Work instructions =
Quote every line of the data below as it stands, omitting pictures.

Collected material =

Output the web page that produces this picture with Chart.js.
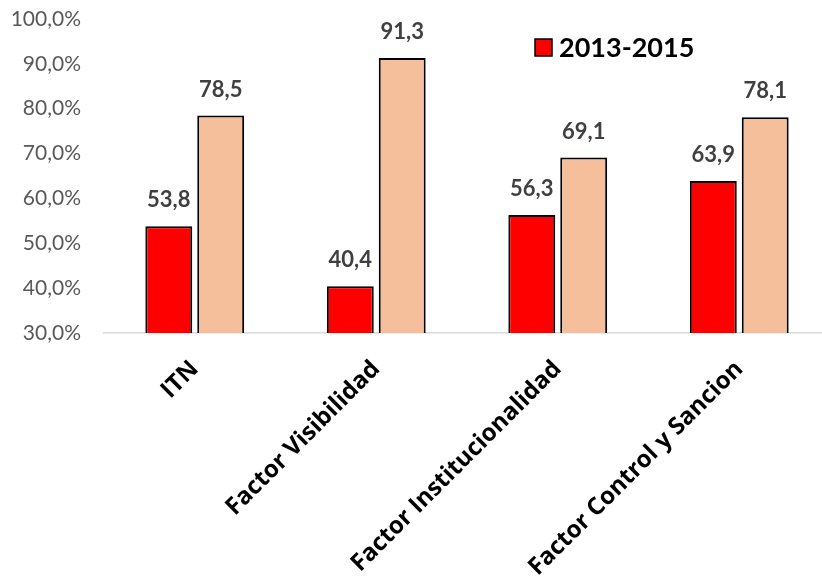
<!DOCTYPE html>
<html><head><meta charset="utf-8">
<script src="https://cdn.jsdelivr.net/npm/chart.js@4"></script>
<style>html,body{margin:0;padding:0;background:#fff;}#wrap{width:822px;height:577px;}</style>
</head><body><div id="wrap"><canvas id="c" width="822" height="577"></canvas></div>
<script>
const categories = ["ITN", "Factor Visibilidad", "Factor Institucionalidad", "Factor Control y Sancion"];
const series2013 = [53.8, 40.4, 56.3, 63.9];
const series2 = [78.5, 91.3, 69.1, 78.1];
const seriesLabels = ["2013-2015", ""];
const yTicks = [30, 40, 50, 60, 70, 80, 90, 100];

const extendRight = {
  id: 'extendRight',
  afterLayout(chart) {
    const x = chart.scales.x;
    const newRight = 830;
    x.right = newRight;
    x.width = newRight - x.left;
    chart.chartArea.right = newRight;
    chart.chartArea.width = newRight - chart.chartArea.left;
    x.configure();
  }
};

const valueLabels = {
  id: 'valueLabels',
  afterDatasetsDraw(chart) {
    const ctx = chart.ctx;
    ctx.save();
    ctx.font = 'bold 22px Lato';
    ctx.fillStyle = '#404040';
    ctx.textAlign = 'center';
    ctx.textBaseline = 'middle';
    chart.data.datasets.forEach((ds, i) => {
      chart.getDatasetMeta(i).data.forEach((bar, j) => {
        ctx.fillText(ds.data[j].toFixed(1).replace('.', ','), bar.x, bar.y - 26);
      });
    });
    ctx.restore();
  }
};

const customLegend = {
  id: 'customLegend',
  afterDraw(chart) {
    const ctx = chart.ctx;
    const ds = chart.data.datasets[0];
    ctx.save();
    ctx.fillStyle = ds.backgroundColor;
    ctx.strokeStyle = '#000';
    ctx.lineWidth = 1.5;
    ctx.fillRect(535, 39, 17, 17);
    ctx.strokeRect(535, 39, 17, 17);
    ctx.font = 'bold 27px Lato';
    ctx.fillStyle = '#000';
    ctx.textAlign = 'left';
    ctx.textBaseline = 'middle';
    ctx.fillText(ds.label, 559, 48);
    ctx.restore();
  }
};

new Chart(document.getElementById('c'), {
  type: 'bar',
  data: {
    labels: categories,
    datasets: [
      { label: seriesLabels[0], data: series2013, backgroundColor: '#FF0000', borderColor: '#000', borderWidth: 2 },
      { label: seriesLabels[1], data: series2, backgroundColor: '#F5BF9C', borderColor: '#000', borderWidth: 2 }
    ]
  },
  options: {
    responsive: false,
    animation: false,
    devicePixelRatio: 1,
    layout: { padding: { top: 19, right: 0, left: 0, bottom: 0 } },
    datasets: { bar: { categoryPercentage: 0.572, barPercentage: 0.904 } },
    plugins: { legend: { display: false }, tooltip: { enabled: false } },
    scales: {
      y: {
        min: 30, max: 100,
        afterBuildTicks(scale) { scale.ticks = yTicks.map(v => ({ value: v })); },
        afterFit(scale) { scale.width = 104; scale.paddingTop = 0; scale.paddingBottom = 0; },
        grid: { display: false, drawTicks: false },
        border: { display: false },
        ticks: {
          padding: 23,
          color: '#595959',
          font: { family: 'Lato', size: 21 },
          callback: v => v.toFixed(1).replace('.', ',') + '%'
        }
      },
      x: {
        afterFit(scale) { scale.height = 244; },
        grid: { display: false, drawTicks: false },
        border: { display: true, color: '#D9D9D9', width: 1.5 },
        ticks: {
          minRotation: 45, maxRotation: 45, padding: 22,
          color: '#000',
          font: { family: 'Open Sans', size: 24, weight: 'bold' }
        }
      }
    }
  },
  plugins: [extendRight, valueLabels, customLegend]
});
</script></body></html>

Output below =
Output the web page that produces this picture with Chart.js.
<!DOCTYPE html>
<html><head><meta charset="utf-8">
<script src="https://cdn.jsdelivr.net/npm/chart.js@4"></script>
<style>html,body{margin:0;padding:0;background:#fff;}#wrap{width:822px;height:577px;}</style>
</head><body><div id="wrap"><canvas id="c" width="822" height="577"></canvas></div>
<script>
const categories = ["ITN", "Factor Visibilidad", "Factor Institucionalidad", "Factor Control y Sancion"];
const series2013 = [53.8, 40.4, 56.3, 63.9];
const series2 = [78.5, 91.3, 69.1, 78.1];
const seriesLabels = ["2013-2015", ""];
const yTicks = [30, 40, 50, 60, 70, 80, 90, 100];

const extendRight = {
  id: 'extendRight',
  afterLayout(chart) {
    const x = chart.scales.x;
    const newRight = 830;
    x.right = newRight;
    x.width = newRight - x.left;
    chart.chartArea.right = newRight;
    chart.chartArea.width = newRight - chart.chartArea.left;
    x.configure();
  }
};

const valueLabels = {
  id: 'valueLabels',
  afterDatasetsDraw(chart) {
    const ctx = chart.ctx;
    ctx.save();
    ctx.font = 'bold 22px Lato';
    ctx.fillStyle = '#404040';
    ctx.textAlign = 'center';
    ctx.textBaseline = 'middle';
    chart.data.datasets.forEach((ds, i) => {
      chart.getDatasetMeta(i).data.forEach((bar, j) => {
        ctx.fillText(ds.data[j].toFixed(1).replace('.', ','), bar.x, bar.y - 26);
      });
    });
    ctx.restore();
  }
};

const customLegend = {
  id: 'customLegend',
  afterDraw(chart) {
    const ctx = chart.ctx;
    const ds = chart.data.datasets[0];
    ctx.save();
    ctx.fillStyle = ds.backgroundColor;
    ctx.strokeStyle = '#000';
    ctx.lineWidth = 1.5;
    ctx.fillRect(535, 39, 17, 17);
    ctx.strokeRect(535, 39, 17, 17);
    ctx.font = 'bold 27px Lato';
    ctx.fillStyle = '#000';
    ctx.textAlign = 'left';
    ctx.textBaseline = 'middle';
    ctx.fillText(ds.label, 559, 48);
    ctx.restore();
  }
};

new Chart(document.getElementById('c'), {
  type: 'bar',
  data: {
    labels: categories,
    datasets: [
      { label: seriesLabels[0], data: series2013, backgroundColor: '#FF0000', borderColor: '#000', borderWidth: 2 },
      { label: seriesLabels[1], data: series2, backgroundColor: '#F5BF9C', borderColor: '#000', borderWidth: 2 }
    ]
  },
  options: {
    responsive: false,
    animation: false,
    devicePixelRatio: 1,
    layout: { padding: { top: 19, right: 0, left: 0, bottom: 0 } },
    datasets: { bar: { categoryPercentage: 0.572, barPercentage: 0.904 } },
    plugins: { legend: { display: false }, tooltip: { enabled: false } },
    scales: {
      y: {
        min: 30, max: 100,
        afterBuildTicks(scale) { scale.ticks = yTicks.map(v => ({ value: v })); },
        afterFit(scale) { scale.width = 104; scale.paddingTop = 0; scale.paddingBottom = 0; },
        grid: { display: false, drawTicks: false },
        border: { display: false },
        ticks: {
          padding: 23,
          color: '#595959',
          font: { family: 'Lato', size: 21 },
          callback: v => v.toFixed(1).replace('.', ',') + '%'
        }
      },
      x: {
        afterFit(scale) { scale.height = 244; },
        grid: { display: false, drawTicks: false },
        border: { display: true, color: '#D9D9D9', width: 1.5 },
        ticks: {
          minRotation: 45, maxRotation: 45, padding: 22,
          color: '#000',
          font: { family: 'Open Sans', size: 24, weight: 'bold' }
        }
      }
    }
  },
  plugins: [extendRight, valueLabels, customLegend]
});
</script></body></html>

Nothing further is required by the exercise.